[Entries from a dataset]
-- Start --

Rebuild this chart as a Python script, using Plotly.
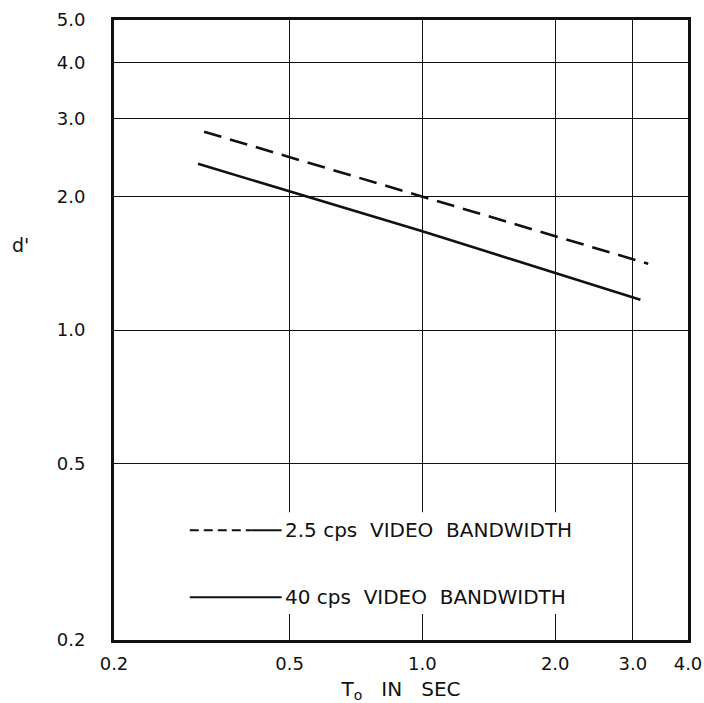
import plotly.graph_objects as go

# Data (log-log)
t_dashed = [0.32, 1.0, 3.25]
d_dashed = [2.80, 2.0, 1.41]
t_solid = [0.31, 1.0, 3.12]
d_solid = [2.37, 1.67, 1.17]

x_ticks = [0.2, 0.5, 1.0, 2.0, 3.0, 4.0]
x_ticktext = ["0.2", "0.5", "1.0", "2.0", "3.0", "4.0"]
y_ticks = [0.2, 0.5, 1.0, 2.0, 3.0, 4.0, 5.0]
y_ticktext = ["0.2", "0.5", "1.0", "2.0", "3.0", "4.0", "5.0"]

legend_labels = ["2.5 cps  VIDEO  BANDWIDTH", "40 cps  VIDEO  BANDWIDTH"]

FONT = "DejaVu Sans"
INK = "#111111"

fig = go.Figure()
fig.add_trace(go.Scatter(x=t_dashed, y=d_dashed, mode="lines",
                         line=dict(color=INK, width=2.6, dash="18px,9px"),
                         showlegend=False, hoverinfo="skip"))
fig.add_trace(go.Scatter(x=t_solid, y=d_solid, mode="lines",
                         line=dict(color=INK, width=2.6),
                         showlegend=False, hoverinfo="skip"))

shapes = [
    # white box hiding grid behind the legend text
    dict(type="rect", xref="paper", yref="paper", x0=0.127, x1=0.851, y0=0.042, y1=0.206,
         fillcolor="white", line=dict(width=0), layer="above"),
    # dashed legend sample
    dict(type="line", xref="paper", yref="paper", x0=0.132, x1=0.240, y0=0.177, y1=0.177,
         line=dict(color=INK, width=2, dash="9px,5px"), layer="above"),
    dict(type="line", xref="paper", yref="paper", x0=0.240, x1=0.292, y0=0.177, y1=0.177,
         line=dict(color=INK, width=2), layer="above"),
    # solid legend sample
    dict(type="line", xref="paper", yref="paper", x0=0.132, x1=0.292, y0=0.069, y1=0.069,
         line=dict(color=INK, width=2), layer="above"),
]

annotations = [
    dict(text=legend_labels[0], xref="paper", yref="paper", x=0.294, y=0.177,
         xanchor="left", yanchor="middle", showarrow=False,
         font=dict(family=FONT, size=20, color=INK)),
    dict(text=legend_labels[1], xref="paper", yref="paper", x=0.294, y=0.069,
         xanchor="left", yanchor="middle", showarrow=False,
         font=dict(family=FONT, size=20, color=INK)),
    dict(text="d'", xref="paper", yref="paper", x=-0.163, y=0.637,
         xanchor="center", yanchor="middle", showarrow=False,
         font=dict(family=FONT, size=19, color=INK)),
]

fig.update_layout(
    width=704, height=703,
    margin=dict(l=114, r=16, t=20, b=63),
    paper_bgcolor="white", plot_bgcolor="white",
    shapes=shapes, annotations=annotations,
    font=dict(family=FONT, size=18, color=INK),
)
fig.update_xaxes(type="log", range=[-0.69897, 0.60206], automargin=False,
                 tickvals=x_ticks, ticktext=x_ticktext,
                 showgrid=True, gridcolor=INK, gridwidth=1.4,
                 showline=True, linecolor=INK, linewidth=3, mirror=True,
                 ticks="", ticklabelstandoff=5, zeroline=False,
                 title=dict(text="T<sub>o</sub>   IN   SEC", standoff=12,
                            font=dict(family=FONT, size=20, color=INK)))
fig.update_yaxes(type="log", range=[-0.69897, 0.69897], automargin=False,
                 tickvals=y_ticks, ticktext=y_ticktext,
                 showgrid=True, gridcolor=INK, gridwidth=1.4,
                 showline=True, linecolor=INK, linewidth=3, mirror=True,
                 ticks="", ticklabelstandoff=22, zeroline=False)

fig.write_html("out.html")
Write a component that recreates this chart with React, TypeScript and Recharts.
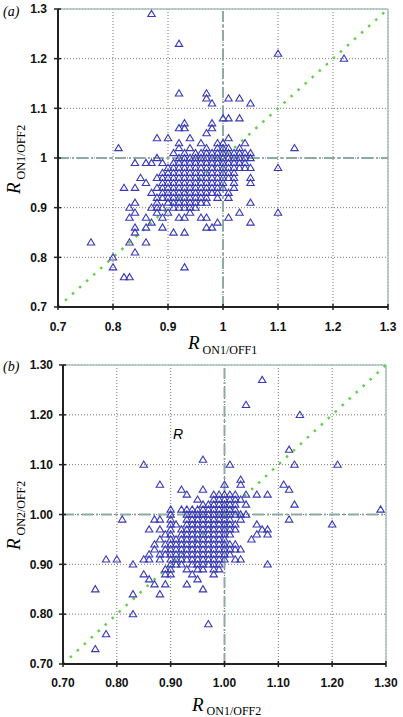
import { ScatterChart, Scatter, XAxis, YAxis, CartesianGrid, ReferenceLine } from 'recharts';

// tick values shared by both panels
const ticks = [0.7, 0.8, 0.9, 1, 1.1, 1.2, 1.3];

// panel (a): R ON1/OFF1 (x) vs R ON1/OFF2 (y), in hundredths, one row per y value
const rowsA = [
  { y: 129, x: [87] },
  { y: 123, x: [92] },
  { y: 121, x: [110] },
  { y: 120, x: [122] },
  { y: 113, x: [92, 97] },
  { y: 112, x: [97, 101, 103] },
  { y: 111, x: [98, 105] },
  { y: 108, x: [100, 101, 103] },
  { y: 107, x: [93, 98] },
  { y: 106, x: [92, 93, 98] },
  { y: 105, x: [97] },
  { y: 104, x: [88, 90, 94, 101] },
  { y: 103, x: [92, 96, 99, 100, 104] },
  { y: 102, x: [81, 92, 94, 97, 99, 100, 101, 103, 113] },
  { y: 101, x: [91, 93, 95, 96, 97, 98, 99, 100, 101, 102, 103, 104, 105] },
  { y: 100, x: [88, 92, 93, 94, 95, 96, 97, 98, 99, 100, 101, 102, 103, 104, 105] },
  { y: 99, x: [84, 86, 87, 89, 91, 92, 93, 94, 95, 96, 97, 98, 99, 100, 101, 102, 103, 104] },
  { y: 98, x: [90, 91, 92, 93, 94, 95, 96, 97, 98, 99, 100, 101, 102, 103, 104, 105, 110] },
  { y: 97, x: [89, 90, 91, 92, 93, 94, 95, 96, 97, 98, 99, 100, 101, 102] },
  { y: 96, x: [85, 88, 89, 90, 91, 92, 93, 94, 95, 96, 97, 98, 99, 100, 101, 102, 105] },
  { y: 95, x: [86, 89, 90, 91, 92, 93, 94, 95, 96, 97, 98, 99, 100, 102, 105] },
  { y: 94, x: [82, 84, 88, 89, 90, 91, 92, 93, 94, 95, 96, 97, 98, 99, 100, 102] },
  { y: 93, x: [87, 89, 90, 91, 92, 93, 94, 95, 96, 97, 98, 99, 101] },
  { y: 92, x: [88, 89, 90, 91, 92, 93, 94, 95, 96, 97, 99, 101] },
  { y: 91, x: [84, 88, 90, 91, 92, 93, 94, 95, 96, 97, 105] },
  { y: 90, x: [83, 87, 88, 89, 91, 92, 93, 94, 95] },
  { y: 89, x: [84, 88, 90, 94, 103, 110] },
  { y: 88, x: [83, 86, 89, 92, 93, 96, 97, 101] },
  { y: 87, x: [87, 99, 105] },
  { y: 86, x: [84, 86, 89, 97, 98] },
  { y: 85, x: [84, 91, 93] },
  { y: 83, x: [76, 83, 86] },
  { y: 81, x: [84] },
  { y: 80, x: [80] },
  { y: 78, x: [80, 93] },
  { y: 76, x: [82, 83] },
];

// panel (b): R ON1/OFF2 (x) vs R ON2/OFF2 (y)
const rowsB = [
  { y: 127, x: [107] },
  { y: 122, x: [104] },
  { y: 120, x: [114] },
  { y: 113, x: [112] },
  { y: 111, x: [96] },
  { y: 110, x: [85, 101, 113, 121] },
  { y: 107, x: [103] },
  { y: 106, x: [88, 100, 103, 111] },
  { y: 105, x: [92, 96, 112] },
  { y: 104, x: [93, 98, 99, 100, 101, 102, 104, 106, 108] },
  { y: 103, x: [95, 98, 99, 100, 101, 102, 103] },
  { y: 102, x: [96, 97, 98, 99, 100, 101, 102, 104, 113] },
  { y: 101, x: [90, 92, 93, 94, 95, 96, 97, 98, 99, 100, 101, 102, 129] },
  { y: 100, x: [90, 93, 94, 95, 96, 97, 98, 99, 100, 101, 102, 103, 104] },
  { y: 99, x: [81, 87, 88, 90, 93, 94, 95, 96, 97, 98, 99, 100, 101, 103, 112] },
  { y: 98, x: [90, 91, 93, 94, 95, 96, 97, 98, 99, 100, 101, 102, 106, 120] },
  { y: 97, x: [86, 88, 90, 92, 93, 94, 95, 96, 97, 98, 99, 100, 101, 102, 107, 108] },
  { y: 96, x: [89, 90, 92, 93, 94, 95, 96, 97, 98, 99, 100, 101, 106, 108] },
  { y: 95, x: [88, 90, 91, 92, 93, 94, 95, 96, 97, 98, 99, 100, 105] },
  { y: 94, x: [87, 89, 90, 91, 92, 93, 94, 95, 96, 97, 98, 99, 100, 101, 102] },
  { y: 93, x: [87, 89, 90, 91, 92, 93, 94, 95, 96, 97, 98, 99, 100, 101, 102, 103] },
  { y: 92, x: [86, 88, 89, 90, 91, 92, 93, 94, 95, 96, 97, 98, 99, 100, 101] },
  { y: 91, x: [78, 80, 85, 86, 88, 90, 91, 92, 93, 94, 95, 96, 97, 98, 99, 100, 102, 103] },
  { y: 90, x: [83, 90, 91, 92, 94, 95, 96, 97, 98, 99, 108] },
  { y: 89, x: [89, 90, 93, 95, 96, 98, 99] },
  { y: 88, x: [85, 89, 90, 94, 98] },
  { y: 87, x: [86, 95] },
  { y: 86, x: [87, 89, 93] },
  { y: 85, x: [76, 96] },
  { y: 84, x: [83, 88] },
  { y: 80, x: [83] },
  { y: 78, x: [97] },
  { y: 76, x: [78] },
  { y: 73, x: [76] },
];

const toPoints = (rows: { y: number; x: number[] }[]) =>
  rows.flatMap((r) => r.x.map((x) => ({ x: x / 100, y: r.y / 100 })));

const AXIS = '#222';
const TICK_FONT = { fontFamily: 'Liberation Sans, Arial, sans-serif', fontWeight: 700, fontSize: 12, fill: '#111' };

const Tri = ({ cx, cy }: any) => (
  <polygon
    points={`${cx},${cy - 3.6} ${cx - 3.7},${cy + 2.6} ${cx + 3.7},${cy + 2.6}`}
    fill="none"
    stroke="#3838b8"
    strokeWidth={1.1}
  />
);

const XTick = ({ x, y, payload, fmt, gap }: any) => {
  const ay = y - gap;
  return (
    <g>
      <line x1={x} x2={x} y1={ay - 3} y2={ay + 3} stroke={AXIS} strokeWidth={1.5} />
      <text x={x} y={y} textAnchor="middle" {...TICK_FONT}>{fmt(payload.value)}</text>
    </g>
  );
};

const YTick = ({ x, y, payload, fmt, gap }: any) => {
  const ax = x + gap;
  return (
    <g>
      <line x1={ax - 4} x2={ax + 3} y1={y} y2={y} stroke={AXIS} strokeWidth={1.5} />
      <text x={x} y={y + 4.3} textAnchor="end" {...TICK_FONT}>{fmt(payload.value)}</text>
    </g>
  );
};

function Panel({ rows, fmt, height, margin, yWidth, xHeight, xGap, yGap }: any) {
  const data = toPoints(rows);
  return (
    <ScatterChart width={403} height={height} margin={margin}>
      <CartesianGrid stroke="#777" strokeDasharray="1 2" horizontalValues={ticks} verticalValues={ticks} />
      <XAxis
        type="number"
        dataKey="x"
        domain={[0.7, 1.3]}
        ticks={ticks}
        allowDataOverflow
        height={xHeight}
        tickSize={0}
        tickMargin={xGap}
        tickLine={false}
        axisLine={{ stroke: AXIS, strokeWidth: 2 }}
        tick={(p: any) => <XTick {...p} fmt={fmt} gap={xGap} />}
        interval={0}
      />
      <YAxis
        type="number"
        dataKey="y"
        domain={[0.7, 1.3]}
        ticks={ticks}
        allowDataOverflow
        width={yWidth}
        tickSize={0}
        tickMargin={yGap}
        tickLine={false}
        axisLine={{ stroke: AXIS, strokeWidth: 2 }}
        tick={(p: any) => <YTick {...p} fmt={fmt} gap={yGap} />}
        interval={0}
      />
      <ReferenceLine y={1.3} stroke="#a9c2bb" strokeWidth={1.5} />
      <ReferenceLine x={1.3} stroke="#a9c2bb" strokeWidth={1.5} />
      <ReferenceLine x={1} stroke="#8eaaa4" strokeWidth={2} strokeDasharray="11 3 2 3" />
      <ReferenceLine y={1} stroke="#8eaaa4" strokeWidth={2} strokeDasharray="11 3 2 3" />
      <Scatter data={data} shape={(p: any) => <Tri cx={p.cx} cy={p.cy} />} isAnimationActive={false} />
      <ReferenceLine
        segment={[{ x: 0.7, y: 0.7 }, { x: 1.3, y: 1.3 }]}
        stroke="#5fd04a"
        strokeWidth={2.5}
        strokeDasharray="2.5 7"
      />
    </ScatterChart>
  );
}

const serif = 'Liberation Serif, Times New Roman, serif';

export default function App() {
  return (
    <div style={{ position: 'absolute', left: 0, top: 0, width: 403, height: 717, background: '#fff' }}>
      <div style={{ position: 'absolute', left: 0, top: 0 }}>
        <Panel
          rows={rowsA}
          fmt={(v: number) => String(v)}
          height={355}
          margin={{ top: 9, right: 15, bottom: 0, left: 0 }}
          yWidth={58}
          xHeight={48}
          xGap={24}
          yGap={11}
        />
      </div>
      <div style={{ position: 'absolute', left: 0, top: 355 }}>
        <Panel
          rows={rowsB}
          fmt={(v: number) => v.toFixed(2)}
          height={362}
          margin={{ top: 10, right: 17, bottom: 0, left: 0 }}
          yWidth={63}
          xHeight={53}
          xGap={23}
          yGap={10}
        />
      </div>
      <svg width={403} height={717} style={{ position: 'absolute', left: 0, top: 0, pointerEvents: 'none' }}>
        <text x={3} y={16} fontFamily={serif} fontStyle="italic" fontSize={14}>(a)</text>
        <text x={3} y={371} fontFamily={serif} fontStyle="italic" fontSize={14}>(b)</text>
        <text x={188} y={349} fontFamily={serif}>
          <tspan fontStyle="italic" fontSize={19}>R</tspan>
          <tspan fontSize={12} dx={3} dy={5}>ON1/OFF1</tspan>
        </text>
        <text transform="translate(20,194) rotate(-90)" fontFamily={serif}>
          <tspan fontStyle="italic" fontSize={19}>R</tspan>
          <tspan fontSize={12} dx={3} dy={5}>ON1/OFF2</tspan>
        </text>
        <text x={192} y={711} fontFamily={serif}>
          <tspan fontStyle="italic" fontSize={19}>R</tspan>
          <tspan fontSize={12} dx={3} dy={4}>ON1/OFF2</tspan>
        </text>
        <text transform="translate(20,550) rotate(-90)" fontFamily={serif}>
          <tspan fontStyle="italic" fontSize={19}>R</tspan>
          <tspan fontSize={12} dx={3} dy={5}>ON2/OFF2</tspan>
        </text>
        <text x={173} y={439} fontFamily="Liberation Sans, Arial, sans-serif" fontStyle="italic" fontSize={14}>R</text>
      </svg>
    </div>
  );
}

-- End --

TASK DESCRIPTION
Without the pictures, give again only the lines beginning at the line that contains "Write a component" and stopping after the line that contains "const ticks = [0.7, 0.8, 0.9, 1, 1.1, 1.2, 1.3];", exactly as written.

RESPONSE
Write a component that recreates this chart with React, TypeScript and Recharts.
import { ScatterChart, Scatter, XAxis, YAxis, CartesianGrid, ReferenceLine } from 'recharts';

// tick values shared by both panels
const ticks = [0.7, 0.8, 0.9, 1, 1.1, 1.2, 1.3];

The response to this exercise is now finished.